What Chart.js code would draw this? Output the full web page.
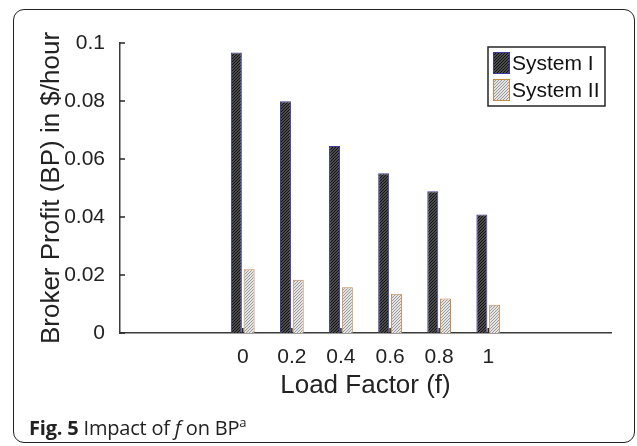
<!DOCTYPE html>
<html>
<head>
<meta charset="utf-8">
<script src="https://cdn.jsdelivr.net/npm/chart.js@4.4.1/dist/chart.umd.min.js"></script>
<style>
  html, body { margin: 0; padding: 0; background: #fff; }
  #wrap { position: relative; width: 637px; height: 446px; overflow: hidden; }
  #frame {
    position: absolute; left: 13px; top: 9px; width: 620px; height: 432px;
    border: 1.5px solid #222; border-radius: 11px;
  }
  #chart { position: absolute; left: 0; top: 0; }
  #caption {
    position: absolute; left: 29px; top: 413px;
    font-family: "Open Sans", "Noto Sans", sans-serif; font-size: 20px; color: #222;
    white-space: nowrap; letter-spacing: -0.2px;
  }
  #caption b { font-weight: 700; }
  #caption sup { font-size: 13px; vertical-align: 8px; }
</style>
</head>
<body>
<div id="wrap">
  <div id="frame"></div>
  <canvas id="chart" width="637" height="446"></canvas>
  <div id="caption"><b>Fig. 5</b> Impact of <i>f</i> on BP<sup>a</sup></div>
</div>
<script>
// load factor values and broker profit per system
const loadFactors = [0, 0.2, 0.4, 0.6, 0.8, 1];
const systemOne = [0.0967, 0.0799, 0.0645, 0.0551, 0.0489, 0.0409];
const systemTwo = [0.0220, 0.0184, 0.0158, 0.0135, 0.0119, 0.0097];
const seriesNames = ["System I", "System II"];
const yTicks = [0, 0.02, 0.04, 0.06, 0.08, 0.1];
const yTickLabels = ["0", "0.02", "0.04", "0.06", "0.08", "0.1"];
const xTickLabels = ["0", "0.2", "0.4", "0.6", "0.8", "1"];

const FONT = "'Liberation Sans', Arial, sans-serif";

// fine diagonal hatch fills
function hatch(bg, fg, size) {
  const c = document.createElement("canvas");
  c.width = size; c.height = size;
  const g = c.getContext("2d");
  g.fillStyle = bg;
  g.fillRect(0, 0, size, size);
  g.strokeStyle = fg;
  g.lineWidth = 1;
  g.beginPath();
  g.moveTo(0, size); g.lineTo(size, 0);
  g.moveTo(-1, 1); g.lineTo(1, -1);
  g.moveTo(size - 1, size + 1); g.lineTo(size + 1, size - 1);
  g.stroke();
  return g.createPattern(c, "repeat");
}

const ctx = document.getElementById("chart").getContext("2d");
const darkFill = hatch("#4a4a4a", "#141414", 3);
const lightFill = hatch("#e4e4e4", "#9a9a9a", 3);

// inward tick marks on both axes, drawn over the bars
const innerTicks = {
  id: "innerTicks",
  afterDatasetsDraw(chart) {
    const { ctx, chartArea, scales } = chart;
    ctx.save();
    ctx.strokeStyle = "#262626";
    ctx.lineWidth = 1.5;
    ctx.beginPath();
    yTicks.forEach((v) => {
      const y = scales.y.getPixelForValue(v);
      ctx.moveTo(chartArea.left, y);
      ctx.lineTo(chartArea.left + 5, y);
    });
    loadFactors.forEach((v) => {
      const x = scales.x.getPixelForValue(v);
      ctx.moveTo(x, chartArea.bottom);
      ctx.lineTo(x, chartArea.bottom - 5);
    });
    ctx.stroke();
    ctx.restore();
  },
};

// boxed legend in the upper right corner of the plot
const boxLegend = {
  id: "boxLegend",
  afterDraw(chart) {
    const { ctx, chartArea } = chart;
    const w = 117, h = 59;
    const x0 = chartArea.right - w - 6;
    const y0 = chartArea.top + 4;
    ctx.save();
    ctx.fillStyle = "#fff";
    ctx.fillRect(x0, y0, w, h);
    ctx.strokeStyle = "#262626";
    ctx.lineWidth = 1.5;
    ctx.strokeRect(x0, y0, w, h);
    ctx.font = "21px " + FONT;
    ctx.textBaseline = "middle";
    chart.data.datasets.forEach((ds, i) => {
      const sy = y0 + 5 + i * 27;
      ctx.fillStyle = ds.backgroundColor;
      ctx.fillRect(x0 + 5, sy, 17, 22);
      ctx.strokeStyle = ds.borderColor;
      ctx.lineWidth = 1;
      ctx.strokeRect(x0 + 5.5, sy + 0.5, 16, 21);
      ctx.fillStyle = "#111";
      ctx.fillText(ds.label, x0 + 24, sy + 12);
    });
    ctx.restore();
  },
};

new Chart(ctx, {
  type: "bar",
  data: {
    datasets: [
      {
        label: seriesNames[0],
        data: loadFactors.map((f, i) => ({ x: f, y: systemOne[i] })),
        backgroundColor: darkFill,
        borderColor: "#3a3aa0",
        borderWidth: 1,
      },
      {
        label: seriesNames[1],
        data: loadFactors.map((f, i) => ({ x: f, y: systemTwo[i] })),
        backgroundColor: lightFill,
        borderColor: "#c8874c",
        borderWidth: 1,
      },
    ],
  },
  plugins: [innerTicks, boxLegend],
  options: {
    responsive: false,
    animation: false,
    categoryPercentage: 0.52,
    barPercentage: 0.86,
    layout: { padding: { left: 0, top: 43, right: 26, bottom: 0 } },
    plugins: {
      legend: { display: false },
      tooltip: { enabled: false },
    },
    scales: {
      x: {
        type: "linear",
        min: -0.5,
        max: 1.5,
        offset: false,
        grid: { display: false, offset: false },
        border: { display: true, color: "#3a3a3a", width: 1.5 },
        afterBuildTicks: (scale) => {
          scale.ticks = loadFactors.map((v) => ({ value: v }));
        },
        afterFit: (scale) => { scale.height = 113; },
        ticks: {
          padding: 4,
          color: "#222",
          font: { family: FONT, size: 21 },
          callback: (value) => xTickLabels[loadFactors.indexOf(value)],
        },
        title: {
          display: true,
          text: "Load Factor (f)",
          color: "#222",
          font: { family: FONT, size: 26 },
          padding: { bottom: 45 },
        },
      },
      y: {
        min: 0,
        max: 0.1,
        grid: { display: false },
        border: { display: true, color: "#3a3a3a", width: 1.5 },
        afterBuildTicks: (scale) => {
          scale.ticks = yTicks.map((v) => ({ value: v }));
        },
        afterFit: (scale) => { scale.width = 120; },
        ticks: {
          padding: 7,
          color: "#222",
          font: { family: FONT, size: 21 },
          callback: (value) => yTickLabels[yTicks.indexOf(value)],
        },
        title: {
          display: true,
          text: "Broker Profit (BP) in $/hour",
          color: "#222",
          font: { family: FONT, size: 26 },
          padding: { top: 36 },
        },
      },
    },
  },
});
</script>
</body>
</html>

Task goal: Each line of the data should be quoted exactly, with pictures left out.

Exercise output:
What Chart.js code would draw this? Output the full web page.
<!DOCTYPE html>
<html>
<head>
<meta charset="utf-8">
<script src="https://cdn.jsdelivr.net/npm/chart.js@4.4.1/dist/chart.umd.min.js"></script>
<style>
  html, body { margin: 0; padding: 0; background: #fff; }
  #wrap { position: relative; width: 637px; height: 446px; overflow: hidden; }
  #frame {
    position: absolute; left: 13px; top: 9px; width: 620px; height: 432px;
    border: 1.5px solid #222; border-radius: 11px;
  }
  #chart { position: absolute; left: 0; top: 0; }
  #caption {
    position: absolute; left: 29px; top: 413px;
    font-family: "Open Sans", "Noto Sans", sans-serif; font-size: 20px; color: #222;
    white-space: nowrap; letter-spacing: -0.2px;
  }
  #caption b { font-weight: 700; }
  #caption sup { font-size: 13px; vertical-align: 8px; }
</style>
</head>
<body>
<div id="wrap">
  <div id="frame"></div>
  <canvas id="chart" width="637" height="446"></canvas>
  <div id="caption"><b>Fig. 5</b> Impact of <i>f</i> on BP<sup>a</sup></div>
</div>
<script>
// load factor values and broker profit per system
const loadFactors = [0, 0.2, 0.4, 0.6, 0.8, 1];
const systemOne = [0.0967, 0.0799, 0.0645, 0.0551, 0.0489, 0.0409];
const systemTwo = [0.0220, 0.0184, 0.0158, 0.0135, 0.0119, 0.0097];
const seriesNames = ["System I", "System II"];
const yTicks = [0, 0.02, 0.04, 0.06, 0.08, 0.1];
const yTickLabels = ["0", "0.02", "0.04", "0.06", "0.08", "0.1"];
const xTickLabels = ["0", "0.2", "0.4", "0.6", "0.8", "1"];

const FONT = "'Liberation Sans', Arial, sans-serif";

// fine diagonal hatch fills
function hatch(bg, fg, size) {
  const c = document.createElement("canvas");
  c.width = size; c.height = size;
  const g = c.getContext("2d");
  g.fillStyle = bg;
  g.fillRect(0, 0, size, size);
  g.strokeStyle = fg;
  g.lineWidth = 1;
  g.beginPath();
  g.moveTo(0, size); g.lineTo(size, 0);
  g.moveTo(-1, 1); g.lineTo(1, -1);
  g.moveTo(size - 1, size + 1); g.lineTo(size + 1, size - 1);
  g.stroke();
  return g.createPattern(c, "repeat");
}

const ctx = document.getElementById("chart").getContext("2d");
const darkFill = hatch("#4a4a4a", "#141414", 3);
const lightFill = hatch("#e4e4e4", "#9a9a9a", 3);

// inward tick marks on both axes, drawn over the bars
const innerTicks = {
  id: "innerTicks",
  afterDatasetsDraw(chart) {
    const { ctx, chartArea, scales } = chart;
    ctx.save();
    ctx.strokeStyle = "#262626";
    ctx.lineWidth = 1.5;
    ctx.beginPath();
    yTicks.forEach((v) => {
      const y = scales.y.getPixelForValue(v);
      ctx.moveTo(chartArea.left, y);
      ctx.lineTo(chartArea.left + 5, y);
    });
    loadFactors.forEach((v) => {
      const x = scales.x.getPixelForValue(v);
      ctx.moveTo(x, chartArea.bottom);
      ctx.lineTo(x, chartArea.bottom - 5);
    });
    ctx.stroke();
    ctx.restore();
  },
};

// boxed legend in the upper right corner of the plot
const boxLegend = {
  id: "boxLegend",
  afterDraw(chart) {
    const { ctx, chartArea } = chart;
    const w = 117, h = 59;
    const x0 = chartArea.right - w - 6;
    const y0 = chartArea.top + 4;
    ctx.save();
    ctx.fillStyle = "#fff";
    ctx.fillRect(x0, y0, w, h);
    ctx.strokeStyle = "#262626";
    ctx.lineWidth = 1.5;
    ctx.strokeRect(x0, y0, w, h);
    ctx.font = "21px " + FONT;
    ctx.textBaseline = "middle";
    chart.data.datasets.forEach((ds, i) => {
      const sy = y0 + 5 + i * 27;
      ctx.fillStyle = ds.backgroundColor;
      ctx.fillRect(x0 + 5, sy, 17, 22);
      ctx.strokeStyle = ds.borderColor;
      ctx.lineWidth = 1;
      ctx.strokeRect(x0 + 5.5, sy + 0.5, 16, 21);
      ctx.fillStyle = "#111";
      ctx.fillText(ds.label, x0 + 24, sy + 12);
    });
    ctx.restore();
  },
};

new Chart(ctx, {
  type: "bar",
  data: {
    datasets: [
      {
        label: seriesNames[0],
        data: loadFactors.map((f, i) => ({ x: f, y: systemOne[i] })),
        backgroundColor: darkFill,
        borderColor: "#3a3aa0",
        borderWidth: 1,
      },
      {
        label: seriesNames[1],
        data: loadFactors.map((f, i) => ({ x: f, y: systemTwo[i] })),
        backgroundColor: lightFill,
        borderColor: "#c8874c",
        borderWidth: 1,
      },
    ],
  },
  plugins: [innerTicks, boxLegend],
  options: {
    responsive: false,
    animation: false,
    categoryPercentage: 0.52,
    barPercentage: 0.86,
    layout: { padding: { left: 0, top: 43, right: 26, bottom: 0 } },
    plugins: {
      legend: { display: false },
      tooltip: { enabled: false },
    },
    scales: {
      x: {
        type: "linear",
        min: -0.5,
        max: 1.5,
        offset: false,
        grid: { display: false, offset: false },
        border: { display: true, color: "#3a3a3a", width: 1.5 },
        afterBuildTicks: (scale) => {
          scale.ticks = loadFactors.map((v) => ({ value: v }));
        },
        afterFit: (scale) => { scale.height = 113; },
        ticks: {
          padding: 4,
          color: "#222",
          font: { family: FONT, size: 21 },
          callback: (value) => xTickLabels[loadFactors.indexOf(value)],
        },
        title: {
          display: true,
          text: "Load Factor (f)",
          color: "#222",
          font: { family: FONT, size: 26 },
          padding: { bottom: 45 },
        },
      },
      y: {
        min: 0,
        max: 0.1,
        grid: { display: false },
        border: { display: true, color: "#3a3a3a", width: 1.5 },
        afterBuildTicks: (scale) => {
          scale.ticks = yTicks.map((v) => ({ value: v }));
        },
        afterFit: (scale) => { scale.width = 120; },
        ticks: {
          padding: 7,
          color: "#222",
          font: { family: FONT, size: 21 },
          callback: (value) => yTickLabels[yTicks.indexOf(value)],
        },
        title: {
          display: true,
          text: "Broker Profit (BP) in $/hour",
          color: "#222",
          font: { family: FONT, size: 26 },
          padding: { top: 36 },
        },
      },
    },
  },
});
</script>
</body>
</html>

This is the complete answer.